In an effort to bridge the gap between what BIPOC content creators are paid and the compensation their white peers receive, Patreon launched yesterday Pull Up, an incubator and community on the membership platform.

It's a sad fact that in most industries, if not all, there's a wage gap between BIPOC and white people, and content creation is no different. In fact, a 2021 study found that content creators of color were paid 29 percent less than their white counterparts. For this reason, Patreon wanted to develop a space in which Black and Brown creatives can access capital, content, and a community that includes their peers and industry leaders in order to grow profitable and sustainable businesses. Pull Up is the brainchild of Patreon's Head of Creator Initiatives for the Creator Success Team Hewan Abebe, whose music and entrepreneurial career journey inspired the initiative, and she worked closely with some of the biggest tastemakers today, including Issa Rae’s HOORAE and Amanda Seales’s Smart Funny & Black, to build the platform. Pull Up is a generative incubator in which the content creators are expected to "pull up" the next generation.

Through the Pull Up Salon Series, a series of community events, panels, and workshops, creators of color who are leading the industry will share their entrepreneurial, creative, and community-building expertise with Pull Up participants. Any creator can join the Pull Up Community to learn from and connect with their peers regardless of their ethnicity. However, only select Patreon members will be invited to apply for funding from the incubator as Creative Partners.   

Ten to 15 Creative Partners, including Seales, video and podcast franchise RT TV, sculptor and artist Tina Yu, singer and songwriter Jade Novah, and entertainer Durand Bernarr, will be admitted into the incubator program, but they will also have to meet this criteria as laid out by Abebe in order to apply:

  • Creator/Market Fit: It’s critical that the creator has had some success identifying what their audience wants and has demonstrated the ability to meet them.
  • Upcoming work: The program is best equipped to serve creators who have work coming into the world in the next few months. The program is less equipped to deliver value if the creator is in a down cycle or will not be releasing work in the coming six months.
  • Desire to grow: The program requires a high degree of investment from both Pull Up and the creator.
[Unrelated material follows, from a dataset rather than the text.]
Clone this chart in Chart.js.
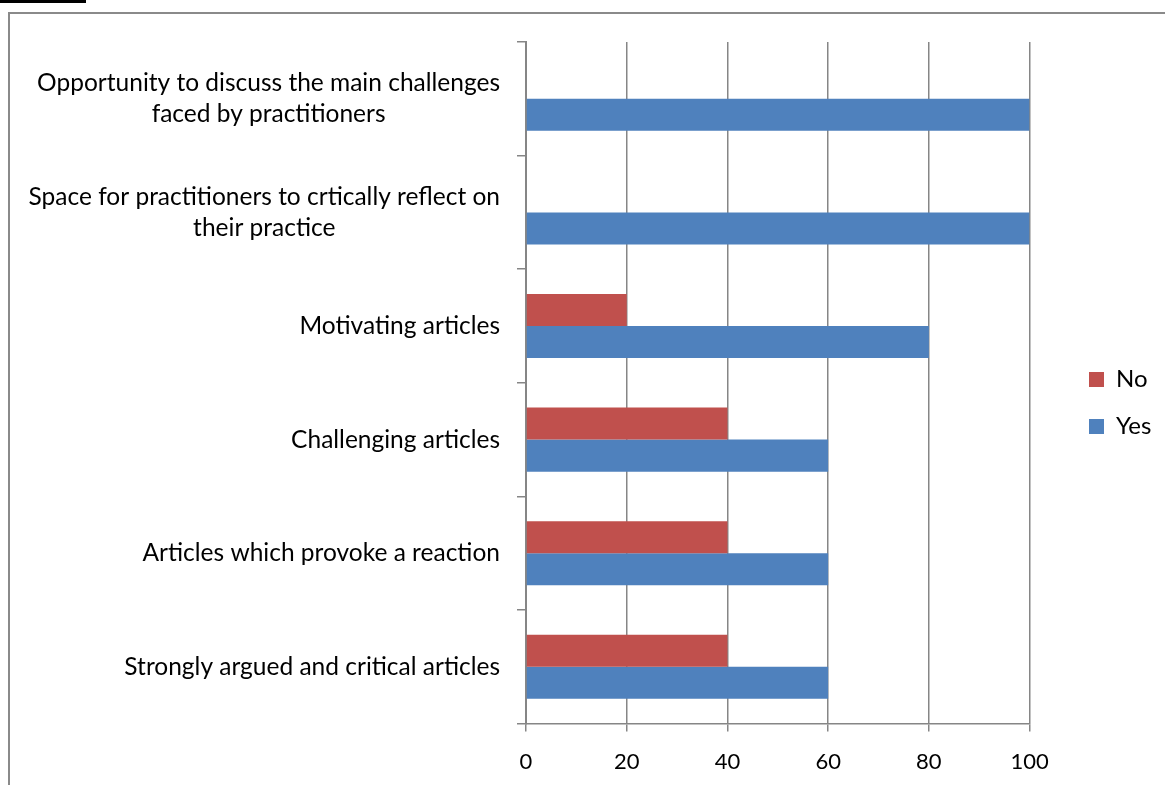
<!DOCTYPE html>
<html>
<head>
<meta charset="utf-8">
<script src="https://cdn.jsdelivr.net/npm/chart.js@4"></script>
<style>
  html, body { margin: 0; padding: 0; background: #fff; width: 1165px; height: 785px; overflow: hidden; }
  #frame { position: absolute; left: 8px; top: 12px; width: 1200px; height: 800px; border-top: 2px solid #8a8a8a; border-left: 2px solid #8a8a8a; }
  #topbar { position: absolute; left: 0; top: 0; width: 86px; height: 3px; background: #000; }
  #wrap { position: absolute; left: 0; top: 0; width: 1165px; height: 785px; }
</style>
</head>
<body>
<div id="topbar"></div>
<div id="frame"></div>
<div id="wrap"><canvas id="c" width="1165" height="785"></canvas></div>
<script>
const categories = [
  ["Opportunity to discuss the main challenges", "faced by practitioners"],
  ["Space for practitioners to crtically reflect on", "their practice"],
  ["Motivating articles"],
  ["Challenging articles"],
  ["Articles which provoke a reaction"],
  ["Strongly argued and critical articles"]
];
const noValues  = [0, 0, 20, 40, 40, 40];
const yesValues = [100, 100, 80, 60, 60, 60];
const xTicks = [0, 20, 40, 60, 80, 100];

const FONT = "Lato";
const GRID = "#868686";
const LEG_PAD = 23;

const labelPlugin = {
  id: 'catLabels',
  afterDraw(chart) {
    const ys = chart.scales.y;
    const ctx = chart.ctx;
    ctx.save();
    ctx.font = "24.5px " + FONT;
    ctx.fillStyle = "#000";
    ctx.textBaseline = "middle";
    ctx.textAlign = "center";
    const right = ys.left - 17;
    const lh = 31;
    categories.forEach((lines, i) => {
      const yc = ys.getPixelForValue(i);
      const w = Math.max(...lines.map(l => ctx.measureText(l).width));
      const cx = right - w / 2;
      lines.forEach((l, j) => {
        ctx.fillText(l, cx, yc + (j - (lines.length - 1) / 2) * lh);
      });
    });
    ctx.restore();
  }
};

const legendShift = {
  id: 'legendShift',
  afterLayout(chart) {
    const lg = chart.legend;
    const dx = 1089 - LEG_PAD - lg.left;
    lg.left += dx; lg.right += dx;
    lg.top -= 4; lg.bottom -= 4;
  }
};

new Chart(document.getElementById('c'), {
  type: 'bar',
  data: {
    labels: categories.map(c => c.join(' ')),
    datasets: [
      { label: 'No', data: noValues, backgroundColor: '#C0504D', borderWidth: 0 },
      { label: 'Yes', data: yesValues, backgroundColor: '#4F81BD', borderWidth: 0 }
    ]
  },
  options: {
    indexAxis: 'y',
    responsive: false,
    animation: false,
    devicePixelRatio: 1,
    layout: { padding: { left: 517, top: 42, bottom: 13, right: 40 } },
    datasets: { bar: { categoryPercentage: 0.564, barPercentage: 1.0 } },
    scales: {
      x: {
        min: 0, max: 100,
        afterBuildTicks(scale) { scale.ticks = xTicks.map(v => ({ value: v })); },
        afterFit(scale) { scale.height -= 20; },
        grid: { color: GRID, lineWidth: 1.5, tickLength: 8, drawTicks: true },
        border: { color: GRID, width: 1.5 },
        ticks: { color: '#000', font: { family: FONT, size: 22 }, padding: 17 }
      },
      y: {
        offset: true,
        grid: { offset: true, drawOnChartArea: false, drawTicks: true, tickLength: 9, color: GRID, lineWidth: 1.5 },
        border: { color: GRID, width: 2 },
        ticks: { display: false }
      }
    },
    plugins: {
      legend: {
        position: 'right',
        labels: { boxWidth: 15, boxHeight: 15, padding: LEG_PAD, color: '#000', font: { family: FONT, size: 24 } }
      },
      tooltip: { enabled: false }
    }
  },
  plugins: [labelPlugin, legendShift]
});
</script>
</body>
</html>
The most fruitful engagements are with creators who are as committed to their growth as Pull Up is. The growth can be in revenue/sales, team building, and reach as long as there is a desire to evolve. 

Prior to the launch of Pull Up, UPTOWN caught up with Abebe to learn a little more.

How long did it take to bring Pull Up from concept to fruition?

Hewan Abebe: Patreon’s Creator Success team has been working on Pull Up for over one year. We took our time so we could build something intentionally designed to serve this group of creators as well as to ensure its sustainability over time. There have been a countless number of people who have engaged with and supported the program building it to what it has become. The incredible humans and advocates both internally and externally are at the core of the Pull Up community. We’re excited to continue the work and share the stories of creator growth.

Do you think Pull Up will have an effect on the theft of BIPOC creators content, ideas, intellectual property, etc. on other social platforms? And if so, how?

Hewan Abebe: When someone posts their content online, there is always a risk that someone else will copy or claim it as their own. While Patreon will never be able to completely combat this reality, our business model aims to equip creators with a safer and more controlled environment to share their content. On Patreon, communities are formed amongst loyal and devoted fans, who respect and value creators so much that they’re actually willing to pay for their content –even with the infinite amount of free content available everywhere they look.

Pull Up was created by Patreon’s Creator Success team and exists as its own incubator and creative community inside the larger Patreon ecosystem. The resources available for Pull Up members have been specifically designed for creators of color by creators of color, who have already walked through the world knowing the risks and downsides of content theft. Our hope is that, by equipping as many creators of color as possible with the tools they need to build profitable businesses from their content, and continuing to be a voice against this issue, the ongoing theft from creators of color everywhere will lessen across all platforms.